Столетие спустя после появления «Молота ведьм» додумались до более суровых мер. Наверняка особенно болезненно воспринималось то, что стремился ввести в обычай Жан Боден:
«Дети колдуньи должны быть схвачены, ибо они весьма часто осведомлены о преступлениях матери. Их — поскольку они находятся в нежном возрасте — можно либо убедить, либо заставить говорить (Lea, 1939 стр. 571).
Так поступили в 1601 году в Оффенбурге, желая найти доказательства вины Эльзы Гвиннер. Обычным способом, то есть пытками, её уличить не могли. Вздернутая на дыбу, Эльза молчала, несмотря на все усилия палача. Только одно услышали от неё: „Господи, прости им, ибо не ведают, что творит“.
Тут священнику пришла в голову мудрая мысль схватить дочку Эльзы и выудить у неё оговор на мать. Сказано — сделано. Девочка схвачена, но она вовсе не желает сразу сдаваться. На допросе Агата, как гласит протокол, отвергла обвинения „с неслыханным для такой малолетки нахальством“. Пришлось прибегнуть к порке. „Малолетку“ секли до тех пор, пока она не созналась. Когда Эльза Гвиннер узнала о показаниях своей Агаты, она не могла в это поверить. Их свели лицом к лицу. Пристыженная своим предательством, девочка не могла вымолвить ни слова. Мать стала настаивать: как она могла её оговорить? Агата выдавила, что сделала это под розгами.
— И почему я тебя, несчастное дитя, не утопила при первом купании? — воскликнула тогда Эльза в сердцах.
— О мама, мама, если бы ты это сделала! — ответила девочка с глубокой болью в голосе.
Судьи были довольны. Они велели вывести колдовское отродье из камеры. Эльза крикнула вслед дочери: „Не позволяй сломить себя пытками“, — но это был тщетный призыв. Агата уже была сломлена и просила у судей только одного — чтобы их с мамой больше не сводили на очной ставке.
Старшая „ведьма“ упорствовала до конца. Ей дробили пальцы в тисках, её подвешивали за связанные позади руки, привязав к ногам самые тяжёлые камни. Она теряла сознание её приводили в чувство холодной водой. Бесчеловечные пытки продолжались день за днём. Порой несчастная мученица уступала, но, едва придя в себя, отрекалась от своих показаний. Она окончила свои дни на костре, так и не назвав ничьих имён.

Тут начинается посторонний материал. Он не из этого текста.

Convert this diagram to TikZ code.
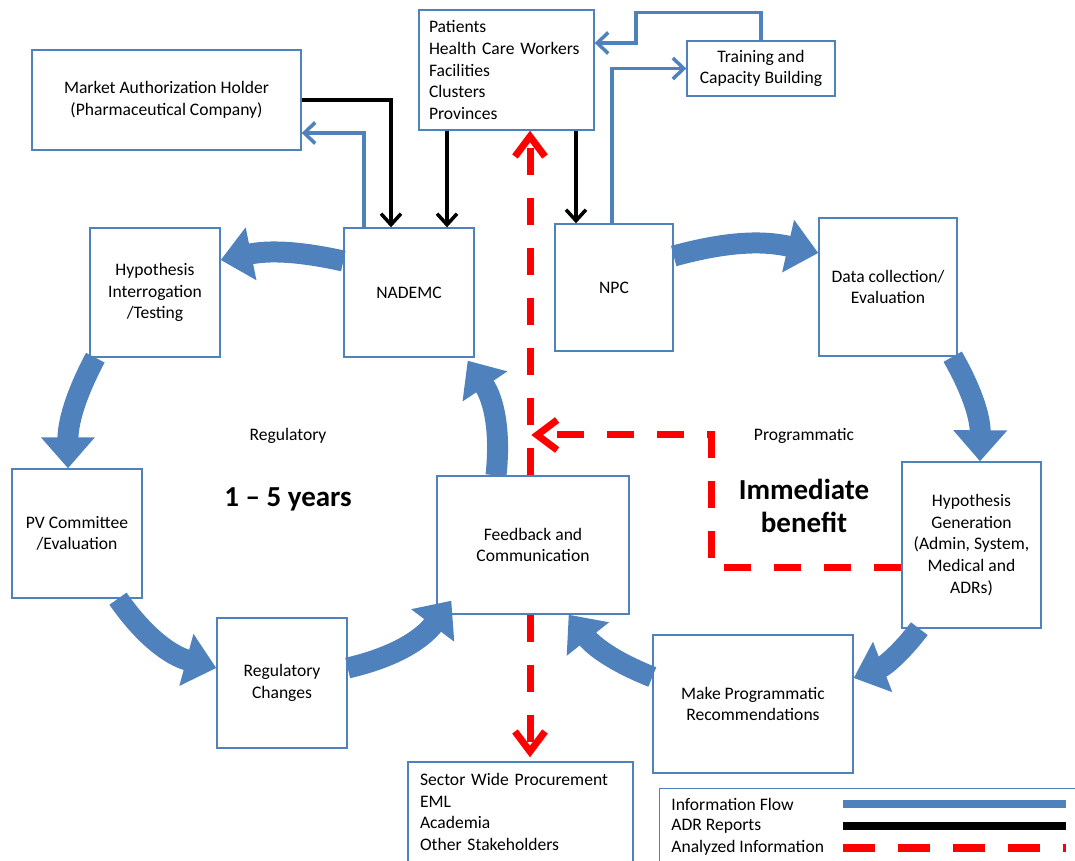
\documentclass[tikz,border=0pt]{standalone}
\usepackage{fontspec}
\setmainfont{Carlito}
\definecolor{infoblue}{RGB}{79,129,189}
\usetikzlibrary{arrows.meta, positioning, calc}

\begin{document}
\begin{tikzpicture}[x=0.02cm, y=-0.02cm, font=\fontsize{10}{12.3}\selectfont,
	stage/.style={draw=infoblue, fill=white, line width=0.8pt, align=center},
	flow/.style={infoblue, line width=0.42cm, -{Triangle[length=0.62cm, width=1.04cm]}},
	info/.style={infoblue, line width=2pt, -{Straight Barb[length=0.22cm, width=0.42cm]}},
	adr/.style={black, line width=2pt, -{Straight Barb[length=0.22cm, width=0.4cm]}},
	analyzed/.style={red, line width=0.14cm, dash pattern=on 0.54cm off 0.46cm, -{Straight Barb[length=0.4cm, width=0.6cm]}},
	big/.style={font=\fontsize{16.5}{18.7}\selectfont\bfseries, align=center}]
	\useasboundingbox (0,0) rectangle (1075,861);
	\node[stage, minimum width=5.38cm, minimum height=2cm] (mah) at (166.5,100) {Market Authorization Holder\\(Pharmaceutical Company)};
	\node[stage, align=left, text width=3.1cm, inner xsep=0.2cm, minimum height=2.4cm] (pat) at (506.5,70) {Patients\\Health Care Workers\\Facilities\\Clusters\\Provinces};
	\node[stage, minimum width=2.96cm, minimum height=1.1cm] (train) at (761,68.5) {Training and\\Capacity Building};
	\node[stage, minimum width=2.6cm, minimum height=2.58cm] (hypi) at (155,292.5) {Hypothesis\\Interrogation\\/Testing};
	\node[stage, minimum width=2.6cm, minimum height=2.58cm] (nademc) at (409,292.5) {NADEMC};
	\node[stage, minimum width=2.36cm, minimum height=2.54cm] (npc) at (614,287.5) {NPC};
	\node[stage, minimum width=2.76cm, minimum height=2.76cm] (data) at (888,287) {Data collection/\\Evaluation};
	\node[stage, minimum width=2.6cm, minimum height=2.58cm] (pv) at (77,533.5) {PV Committee\\/Evaluation};
	\node[stage, minimum width=2.6cm, minimum height=2.6cm] (reg) at (282,683) {Regulatory\\Changes};
	\node[stage, minimum width=3.84cm, minimum height=2.76cm] (fb) at (533,545) {Feedback and\\Communication};
	\node[stage, minimum width=2.78cm, minimum height=3.32cm] (hypg) at (971.5,545) {Hypothesis\\Generation\\(Admin, System,\\Medical and\\ADRs)};
	\node[stage, minimum width=4cm, minimum height=2.76cm] (mpr) at (753,704) {Make Programmatic\\Recommendations};
	\node[stage, align=left, text width=4.02cm, inner xsep=0.24cm, minimum height=2cm] (swp) at (520.5,812) {Sector Wide Procurement\\EML\\Academia\\Other Stakeholders};
	\node[stage, anchor=north west, minimum width=8.5cm, minimum height=1.7cm] (legend) at (659,788) {};
	\node (regtitle) at (288,436) {Regulatory};
	\node (progtitle) at (804,436) {Programmatic};
	\node[big] (years) at (288,499) {1 – 5 years};
	\node[big] (benefit) at (804,506) {Immediate\\benefit};
	\node[anchor=west, inner sep=0pt] (lgflow) at (671,804) {Information Flow};
	\node[anchor=west, inner sep=0pt] (lgadr) at (671,826) {ADR Reports};
	\node[anchor=west, inner sep=0pt] (lgana) at (671,848) {Analyzed Information};
	\draw[flow] ([yshift=0.63cm]nademc.west) to[bend right=12] ([yshift=0.65cm]hypi.east);
	\draw[flow] ([xshift=0.12cm]hypi.south west) to[bend right=14] ([xshift=-0.18cm]pv.north);
	\draw[flow] ([xshift=0.82cm]pv.south) to[bend right=20] ([yshift=0.3cm]reg.west);
	\draw[flow] ([yshift=0.3cm]reg.east) to[bend right=20] ([xshift=0.3cm, yshift=0.28cm]fb.south west);
	\draw[flow] ([xshift=-0.74cm]fb.north) to[bend right=20] ([xshift=-0.14cm, yshift=-0.06cm]nademc.south east);
	\draw[flow] ([yshift=0.63cm]npc.east) to[bend left=14] ([yshift=0.68cm]data.west);
	\draw[flow] ([xshift=-0.1cm]data.south east) to[bend left=15] ([xshift=0.17cm]hypg.north);
	\draw[flow] ([xshift=0.36cm]hypg.south west) to[bend left=16] ([yshift=0.52cm]mpr.east);
	\draw[flow] ([yshift=0.54cm]mpr.west) to[bend left=15] ([xshift=-1.22cm]fb.south east);
	\draw[adr] (mah.east) -| ([xshift=-0.36cm]nademc.north);
	\draw[adr] ([xshift=-1.19cm]pat.south) -- ([xshift=-1.19cm]pat.south |- nademc.north);
	\draw[adr] ([xshift=1.39cm]pat.south) -- ([xshift=1.39cm]pat.south |- npc.north);
	\draw[info] ([xshift=-0.9cm]nademc.north) |- ([yshift=-0.66cm]mah.east);
	\draw[info] ([xshift=-0.04cm]npc.north) |- (train.west);
	\draw[info] (train.north) -- ++(0,-28) -- ++(-125,0) |- ([yshift=0.54cm]pat.east);
	\draw[analyzed] ([xshift=-0.06cm]fb.north) -- ([xshift=-0.06cm]fb.north |- pat.south);
	\draw[analyzed] ([xshift=-0.06cm]fb.south) -- ([xshift=-0.06cm, yshift=0.08cm]fb.south |- swp.north);
	\draw[analyzed] ([yshift=-0.46cm]hypg.west) -| ++(-190,-133) -- ++(-180,0);
	\draw[infoblue, line width=0.16cm] (lgflow -| 843,0) -- (lgflow -| 1066,0);
	\draw[black, line width=0.16cm] (lgadr -| 843,0) -- (lgadr -| 1066,0);
	\draw[red, line width=0.16cm, dash pattern=on 0.64cm off 0.46cm] (lgana -| 843,0) -- (lgana -| 1066,0);
\end{tikzpicture}
\end{document}
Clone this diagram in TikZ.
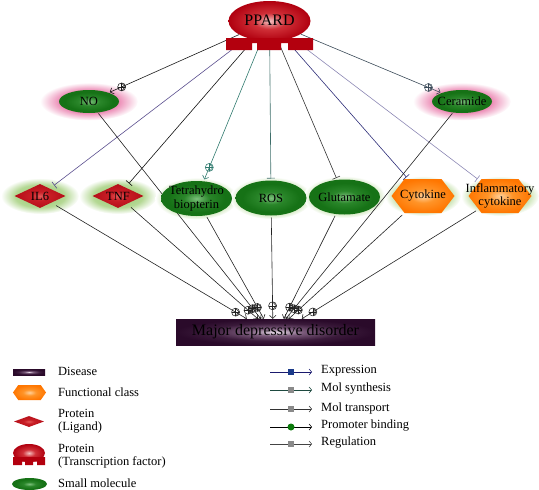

Между тем Агата ждала решения суда в тесной темнице, посаженная на цепь. На том, чтобы её заковали, настоял всё тот же священник. Родня девочки, возмущённая её малодушием, не желала вступаться за неё, хотя были основания думать, что её пощадят. Наконец булочник Мартин Гвиннер смягчился и подал прошение о помиловании. Девочка, проведя в неволе около двух месяцев, была выпущена на свободу и изгнана из Оффенбурга. Через три года она вышла замуж. Так Агата выбралась из опасной переделки, хотя нет сомнений, что шрам в душе остался у неё навсегда (Konig, 1928 стр. 280–284).
Другой девочке, арестованной вместе с матерью, было всего пять лет отроду, но и она изведала на себе тяжесть оков. Это случилось в ходе салемских процессов в Америке. Мать казнили, а маленькая Дороти провела семь с лишним месяцев в темнице, закованная в цепи. Отец девочки Вильям Гуд пишет в петиции: „С ней так сурово обращались и так запугали, что она с тех пор не в себе (Robbins, 1959 стр. 431)“.